Many non-renewable energies have been excessively exploited and utilized in the past few years [1,2,3]. Therefore, it is imperative to develop clean energy with low pollution, low cost and sustainable utilization [4,5,6]. As an emerging energy storage system, the supercapacitor has attracted extensive attention due to its long cycle life, high power density, and fast charge and discharge process [7,8,9]. The structure of electrode materials is very important in determining the energy storage capacity of supercapacitors [10,11,12]. Among them, transition metal oxides are suitable alternatives because of their high specific capacitance [13,14,15,16,17].

Co₃O₄ material is considered to be a suitable candidate for supercapacitors due to its abundant reserves and high theoretical-specific capacitance [18,19]. In the literature, Gao et al. prepared Co₃O₄ products with a specific capacitance of 814 F/g, at a current density of 1 A/g [20]. A Co₃O₄ nanostructured composite with 473 F/g at 1 A/g is also synthesized through a simple hydrothermal reaction [21]. However, the Co₃O₄ electrode has low conductivity, leading to its poor cycle stability [22]. Some studies have shown that the conductivity of transition metal oxides can be improved by element doping. For example, Ojha et al. synthesized Mn-doped TiO₂, and its capacitance and carrier density increased nearly twofold compared with the undoped samples [23]. Nguyen and co-workers report Mn-doped NiCo₂O₄ with a specific capacitance of 204.3 C/g at 1 A/g [24].

Herein, we synthesized a 0.3Mn-Co₃O₄ nanostructure by a simple one-step hydrothermal strategy. The specific capacitance of the sample reached 525.5 C/g at 1 A/g, and still maintained a high capacitance retention rate after 10,000 cycles. In addition, we assembled asymmetric supercapacitors (ASC) using the synthesized samples as the positive electrode and activated carbon as the negative one. The device delivers an energy density of 40.5 W/h kg at 1350 W/kg power density and a capacitance retention of 85.71% after 10,000 cycles.

2. Experimental Section

In this work, all reagents were analytically pure and used without further purification. Before the synthesis, a piece of Ni foam (3 × 3 cm²) was immersed in 1.0 M HCl for 30 min. The Ni foam was then washed with deionized water and ethanol under ultrasound. Finally, the Ni foam was dried overnight at 60 °C.

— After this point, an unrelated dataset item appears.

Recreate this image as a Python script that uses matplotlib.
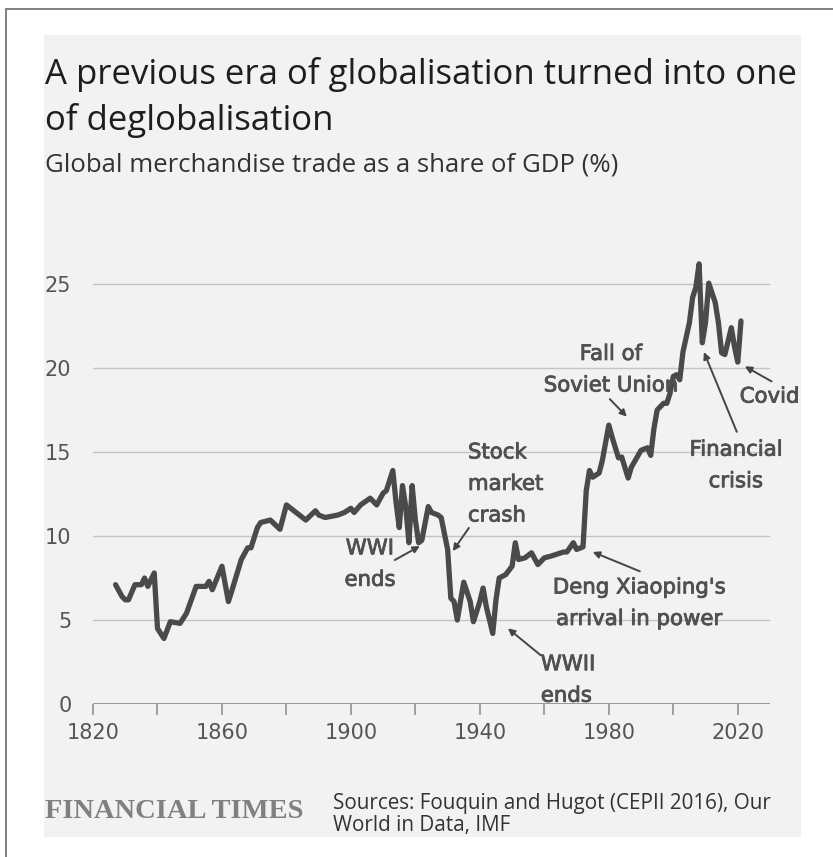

2.1. Synthesis of 0.3Mn-Co₃O₄ Samples

2 mmol Co(NO₃)₂·6H₂O, 10 mmol urea, and 4 mmol NH₄F were successively placed in 60 mL deionized water for full agitation. After that, 0.3 mmol KMnO₄ was added to the above solution under continuous stirring for 30 min. The homogeneous solution and the pretreated Ni foam were transferred into the reaction kettle at the same time. They were kept at 140 °C for 4 h. After the samples were cooled to room temperature, they were washed several times with deionized water and anhydrous ethanol, and dried overnight at 60 °C. Finally, the Co₃O₄ sample was obtained with a loading mass of 2.2 mg. Using the same steps as above, Mn-doped Co₃O₄ samples were obtained by adding 0.1, 0.3, and 0.5 mmol KMnO₄ into the prepared solution, respectively. For the convenience of description, the above samples were named as 0.1Mn-Co₃O₄, 0.3Mn-Co₃O₄, and 0.5Mn-Co₃O₄. The mass loadings are 1.2, 1.1, and 1.5 mg, respectively.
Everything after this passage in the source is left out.